Task goal —
Without the pictures, return each record as it appears.

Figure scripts
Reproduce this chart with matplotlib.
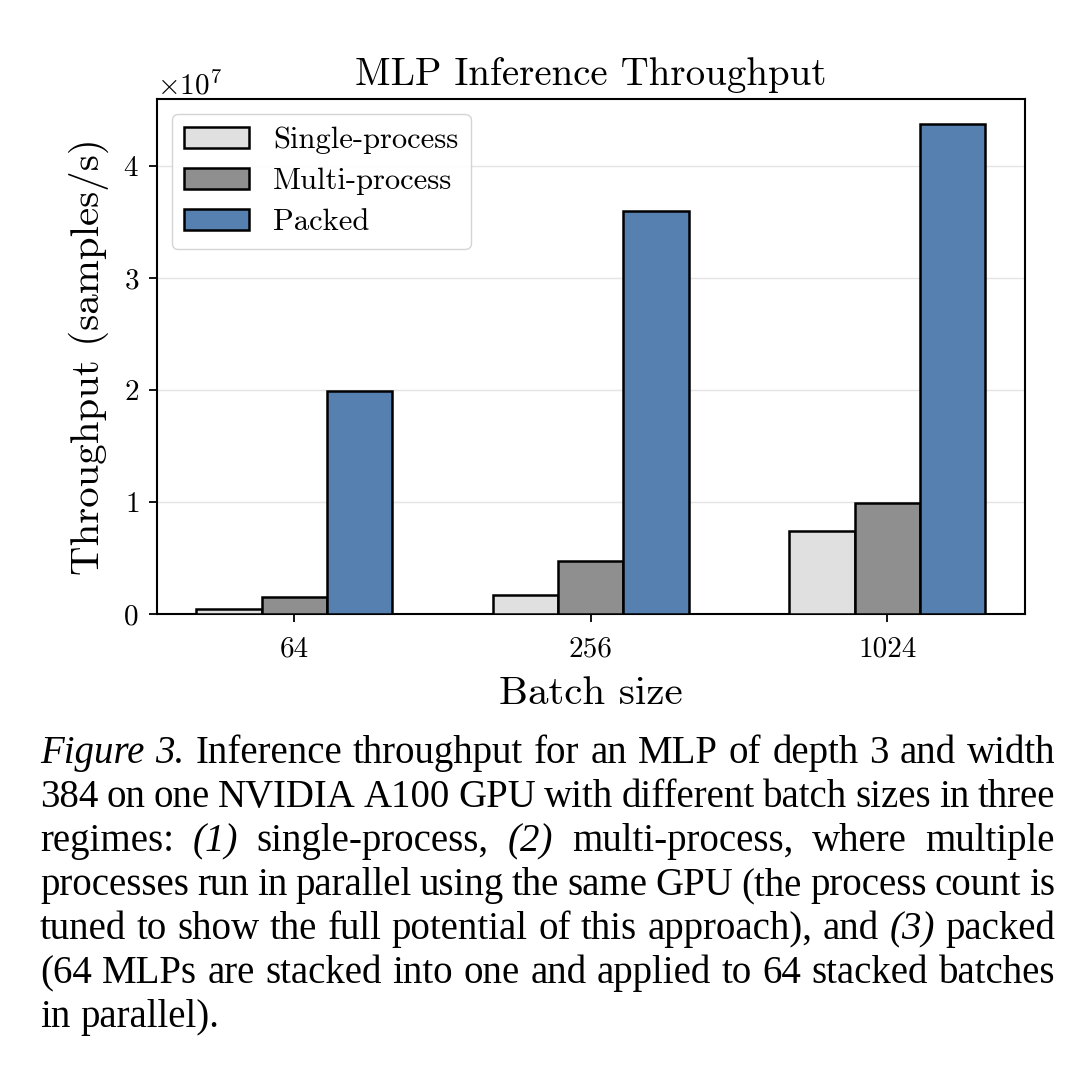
import numpy as np
import matplotlib
matplotlib.use("Agg")
import matplotlib.pyplot as plt

batch_sizes = ["64", "256", "1024"]
series = ["Single-process", "Multi-process", "Packed"]
single_proc = [0.045e7, 0.17e7, 0.74e7]
multi_proc = [0.15e7, 0.47e7, 0.99e7]
packed = [1.99e7, 3.60e7, 4.38e7]
colors = ["#e0e0e0", "#8f8f8f", "#5680b0"]

caption_lines = [
    [("Figure 3.", True), ("Inference throughput for an MLP of depth 3 and width", False)],
    [("384 on one NVIDIA A100 GPU with different batch sizes in three", False)],
    [("regimes:", False), ("(1)", True), ("single-process,", False), ("(2)", True),
     ("multi-process, where multiple", False)],
    [("processes run in parallel using the same GPU (the process count is", False)],
    [("tuned to show the full potential of this approach), and", False), ("(3)", True), ("packed", False)],
    [("(64 MLPs are stacked into one and applied to 64 stacked batches", False)],
    [("in parallel).", False)],
]

plt.rcParams["font.family"] = "serif"
plt.rcParams["font.serif"] = ["cmr10"]
plt.rcParams["mathtext.fontset"] = "cm"
plt.rcParams["axes.formatter.use_mathtext"] = True

fig = plt.figure(figsize=(10.9, 10.8), dpi=100)
ax = fig.add_axes([0.144, 0.4315, 0.796, 0.4768])

x = np.arange(len(batch_sizes))
w = 0.22
for i, (vals, lab) in enumerate(zip([single_proc, multi_proc, packed], series)):
    ax.bar(x + (i - 1) * w, vals, w, color=colors[i], edgecolor="black", linewidth=1.8,
           label=lab, zorder=3)

ax.set_ylim(0, 4.6e7)
ax.set_yticks([0, 1e7, 2e7, 3e7, 4e7])
ax.set_xticks(x)
ax.set_xticklabels(batch_sizes)
ax.tick_params(labelsize=21, length=6, width=1.3)
ax.tick_params(axis="x", pad=10)
ax.tick_params(axis="y", pad=7)
ax.yaxis.get_offset_text().set_fontsize(21)
ax.grid(axis="y", color="#e4e4e4", linewidth=1.0, zorder=0)
for s in ax.spines.values():
    s.set_linewidth(1.5)
ax.set_title("MLP Inference Throughput", fontsize=28, pad=10)
ax.set_xlabel("Batch size", fontsize=29.5, labelpad=10)
ax.set_ylabel("Throughput (samples/s)", fontsize=29.5, labelpad=10)
leg = ax.legend(loc="upper left", fontsize=22, fancybox=True, framealpha=0.9,
                edgecolor="#d0d0d0", handlelength=2.1, handleheight=0.7,
                labelspacing=0.45, borderpad=0.4)

# justified caption
renderer = fig.canvas.get_renderer()
left_px, right_px = 40, 1055
baselines = [763, 807, 851, 895, 939, 983, 1027]
H, W = 1080, 1090
FS = 28
for li, (line, yb) in enumerate(zip(caption_lines, baselines)):
    words = []
    for seg, ital in line:
        for wd in seg.split(" "):
            words.append((wd, ital))
    arts = []
    for wd, ital in words:
        t = fig.text(0, 1 - yb / H, wd, fontsize=FS, family="Liberation Serif",
                     style="italic" if ital else "normal", va="baseline", ha="left")
        arts.append(t)
    widths = [a.get_window_extent(renderer).width for a in arts]
    if li == len(caption_lines) - 1:
        gap = renderer.points_to_pixels(FS) * 0.25
    else:
        gap = (right_px - left_px - sum(widths)) / (len(arts) - 1)
    xp = left_px
    for a, wdt in zip(arts, widths):
        a.set_x(xp / W)
        xp += wdt + gap

fig.savefig("out.png", dpi=100)
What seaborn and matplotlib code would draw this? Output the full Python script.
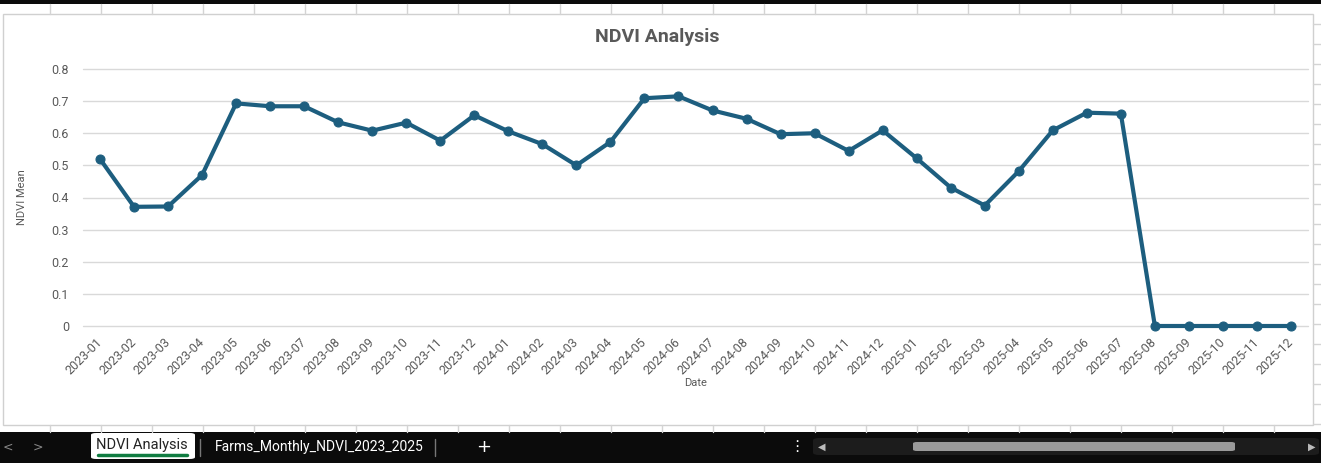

Response to this task —
Reproduce this chart with matplotlib.
import numpy as np
import matplotlib
matplotlib.use("Agg")
import matplotlib.pyplot as plt

batch_sizes = ["64", "256", "1024"]
series = ["Single-process", "Multi-process", "Packed"]
single_proc = [0.045e7, 0.17e7, 0.74e7]
multi_proc = [0.15e7, 0.47e7, 0.99e7]
packed = [1.99e7, 3.60e7, 4.38e7]
colors = ["#e0e0e0", "#8f8f8f", "#5680b0"]

caption_lines = [
    [("Figure 3.", True), ("Inference throughput for an MLP of depth 3 and width", False)],
    [("384 on one NVIDIA A100 GPU with different batch sizes in three", False)],
    [("regimes:", False), ("(1)", True), ("single-process,", False), ("(2)", True),
     ("multi-process, where multiple", False)],
    [("processes run in parallel using the same GPU (the process count is", False)],
    [("tuned to show the full potential of this approach), and", False), ("(3)", True), ("packed", False)],
    [("(64 MLPs are stacked into one and applied to 64 stacked batches", False)],
    [("in parallel).", False)],
]

plt.rcParams["font.family"] = "serif"
plt.rcParams["font.serif"] = ["cmr10"]
plt.rcParams["mathtext.fontset"] = "cm"
plt.rcParams["axes.formatter.use_mathtext"] = True

fig = plt.figure(figsize=(10.9, 10.8), dpi=100)
ax = fig.add_axes([0.144, 0.4315, 0.796, 0.4768])

x = np.arange(len(batch_sizes))
w = 0.22
for i, (vals, lab) in enumerate(zip([single_proc, multi_proc, packed], series)):
    ax.bar(x + (i - 1) * w, vals, w, color=colors[i], edgecolor="black", linewidth=1.8,
           label=lab, zorder=3)

ax.set_ylim(0, 4.6e7)
ax.set_yticks([0, 1e7, 2e7, 3e7, 4e7])
ax.set_xticks(x)
ax.set_xticklabels(batch_sizes)
ax.tick_params(labelsize=21, length=6, width=1.3)
ax.tick_params(axis="x", pad=10)
ax.tick_params(axis="y", pad=7)
ax.yaxis.get_offset_text().set_fontsize(21)
ax.grid(axis="y", color="#e4e4e4", linewidth=1.0, zorder=0)
for s in ax.spines.values():
    s.set_linewidth(1.5)
ax.set_title("MLP Inference Throughput", fontsize=28, pad=10)
ax.set_xlabel("Batch size", fontsize=29.5, labelpad=10)
ax.set_ylabel("Throughput (samples/s)", fontsize=29.5, labelpad=10)
leg = ax.legend(loc="upper left", fontsize=22, fancybox=True, framealpha=0.9,
                edgecolor="#d0d0d0", handlelength=2.1, handleheight=0.7,
                labelspacing=0.45, borderpad=0.4)

# justified caption
renderer = fig.canvas.get_renderer()
left_px, right_px = 40, 1055
baselines = [763, 807, 851, 895, 939, 983, 1027]
H, W = 1080, 1090
FS = 28
for li, (line, yb) in enumerate(zip(caption_lines, baselines)):
    words = []
    for seg, ital in line:
        for wd in seg.split(" "):
            words.append((wd, ital))
    arts = []
    for wd, ital in words:
        t = fig.text(0, 1 - yb / H, wd, fontsize=FS, family="Liberation Serif",
                     style="italic" if ital else "normal", va="baseline", ha="left")
        arts.append(t)
    widths = [a.get_window_extent(renderer).width for a in arts]
    if li == len(caption_lines) - 1:
        gap = renderer.points_to_pixels(FS) * 0.25
    else:
        gap = (right_px - left_px - sum(widths)) / (len(arts) - 1)
    xp = left_px
    for a, wdt in zip(arts, widths):
        a.set_x(xp / W)
        xp += wdt + gap

fig.savefig("out.png", dpi=100)
What seaborn and matplotlib code would draw this? Output the full Python script.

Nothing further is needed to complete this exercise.